What’s all the Kommotion about? That what we are trying to determine! Sometimes 1+1 does not equal 2 but rather 3. Again, I refer to Marvin Taylor’s comment, “If you remember the 60s, you weren’t there." Wayne Logiudice was there but in a conversation with him yesterday, he indicated that some of the items we had related on the blog were out of sequence and that he did not play drums on the session that produced “Yessiree, Yessirree.’ He said it was probably Tommy South, brother of Joe South but he was not positive. We are not sure how we came to the conclusion that Wayne played the drums on the Vee Jay recording by Ray Whitley but It was incorrect.
As to “Little Black Egg”, Wayne Logiudice and the Kommotions recorded their version in Atlanta at Lefevre Studios. It was produced by WQXI deejay Pat Hughes. It was engineered by Chips Moman and was released on the Bell label. At this time, we are not sure what participation Larry Utah had in the production but his name is also associated with the session, which took place on Ellsworth Industrial Drive in Atlanta, Georgia. This may have also been the same studio where several Bang releases were also recorded. Many Bell releases came out of Chip Moman’s American Studios in Memphis so the logical conclusion that the Kommotions’ ”Little Black Egg With the Little White Speck” engineered by Chips Moman and on the Bell label was recorded in Memphis proved not to be so logical.
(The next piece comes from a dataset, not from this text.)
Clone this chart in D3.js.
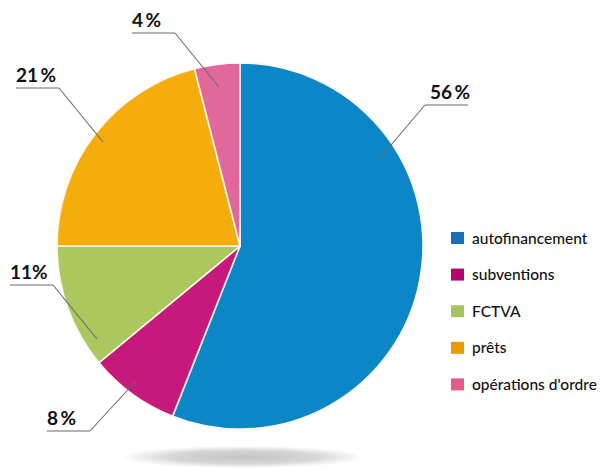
<!DOCTYPE html>
<html><head><meta charset="utf-8">
<script src="https://cdn.jsdelivr.net/npm/d3@7"></script>
<style>body{margin:0;background:#fff}svg{display:block}</style>
</head><body>
<svg id="chart" width="600" height="469"></svg>
<script>
const categories = ["autofinancement", "subventions", "FCTVA", "prêts", "opérations d'ordre"];
const values = [56, 8, 11, 21, 4];
const labelNumbers = ["56", "8", "11", "21", "4"];
const labelGaps = [2.5, 2.5, 0, 2.5, 2.5];
const sliceColors = ["#0b86c7", "#c6197b", "#abc85e", "#f5ad0b", "#e2689b"];
const legendColors = ["#1770b3", "#b3046f", "#a6c560", "#e69c00", "#e45c8a"];
const labelPos = [
  {tx: 430, ly: 105, lx1: 425, lx2: 468, px: 380, py: 158},
  {tx: 47, ly: 431, lx1: 47, lx2: 90, px: 135, py: 382},
  {tx: 10, ly: 285, lx1: 10, lx2: 53, px: 97, py: 339},
  {tx: 16, ly: 88, lx1: 16, lx2: 59, px: 103, py: 142},
  {tx: 132, ly: 33, lx1: 132, lx2: 175, px: 219, py: 87}
];

const svg = d3.select("#chart");
const cx = 240, cy = 246, r = 183;

const defs = svg.append("defs");
const grad = defs.append("radialGradient").attr("id", "shadow");
grad.append("stop").attr("offset", "0%").attr("stop-color", "#c4c4c4");
grad.append("stop").attr("offset", "60%").attr("stop-color", "#d6d6d6");
grad.append("stop").attr("offset", "100%").attr("stop-color", "#ffffff");
svg.append("ellipse").attr("cx", 243).attr("cy", 457).attr("rx", 122).attr("ry", 11)
  .attr("fill", "url(#shadow)");

const pie = d3.pie().sort(null).value(d => d);
const arc = d3.arc().innerRadius(0).outerRadius(r);
const arcs = pie(values);

const g = svg.append("g").attr("transform", `translate(${cx},${cy})`);
g.selectAll("path").data(arcs).join("path")
  .attr("d", arc)
  .attr("fill", (d, i) => sliceColors[i])
  .attr("stroke", "#fdf6ee")
  .attr("stroke-width", 1.6)
  .attr("stroke-linejoin", "round");

const lg = svg.append("g");
arcs.forEach((d, i) => {
  const p = labelPos[i];
  lg.append("line")
    .attr("x1", p.lx1).attr("y1", p.ly).attr("x2", p.lx2).attr("y2", p.ly)
    .attr("stroke", "#6b6b6b").attr("stroke-width", 1.2);
  const ex = (i === 0) ? p.lx1 : p.lx2;
  lg.append("line")
    .attr("x1", ex).attr("y1", p.ly).attr("x2", p.px).attr("y2", p.py)
    .attr("stroke", "#6b6b6b").attr("stroke-width", 1.1);
  const t = lg.append("text")
    .attr("x", p.tx).attr("y", p.ly - 6)
    .attr("font-family", "Lato, 'Open Sans', sans-serif")
    .attr("font-weight", "bold").attr("font-size", 19)
    .attr("fill", "#111");
  t.append("tspan").text(labelNumbers[i]);
  t.append("tspan").attr("dx", labelGaps[i]).text("%");
});

const leg = svg.append("g").attr("transform", "translate(451,232)");
categories.forEach((c, i) => {
  const row = leg.append("g").attr("transform", `translate(0,${i * 36.6})`);
  row.append("rect").attr("width", 13).attr("height", 12).attr("fill", legendColors[i]);
  row.append("text").attr("x", 21).attr("y", 11.5)
    .attr("font-family", "Lato, 'Open Sans', sans-serif")
    .attr("font-weight", 500)
    .attr("font-size", 15.5).attr("fill", "#111").text(c);
});
</script>
</body></html>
It was C.J. Bryant, business manager and husband of Sarah Vaughn who first got Wayne & The Kommotions an audition at Amateur Night at The Apollo theatre in December of 1965 and a three day paying gig the following week on the Jackie Wilson Percy Sledge show at Pickens Theatre in Brooklyn. Then the next week, they were back at the Apollo on the Otis Redding show whose back up band at that time (pre Bar Kays) consisted of musicians who ultimately formed the Winstons.
1966 was a year of transformation for the Kommotions . Rick Bear, the drummer was drafted, Joe South drafted Emory Gordy Jr. to Lowery Music and Master Sound and John Ivey wandered off to Europe to play for Stevie Wonder,
So if you are still wondering what all the Kommotion is about, here’s the executive summary;
A band was formed in the early 60s in Atlanta, Georgia. It had a lead singer by the name of Wayne Logiudice who could sing, dance and do most all the microphone stand tricks made popular by Joe Tex. The musicians in the band were nonpareil. (That’s French for damn good) Many of the musicians that played as the Kommotions went on to play on world stages backing and playing with such acts as the King, Stevie Wonder, The Atlanta Rhythm Section and who knows whom else. This unique and talented band has remained under the radar screen long enough. Hopefully we can continue to update and add to the story that we tentatively title.” Lost Soul: The Story of Wayne Logiudice and The Kommotions.’ Wayne has promised photos so let’s hope that comes to fruition.
Here's a story too good not to pass on: During the first trip to New York, the band was parked outside Carnegie Hall with C.J Bryant. A man with longer hair and a ponytail stood alone outside on the sidewalk. "Hey, I know that guy, he's from Atlanta", Rick Bear remarked according to Wayne.
But he was not from Atlanta, he was from Wales, it was Tom Jones.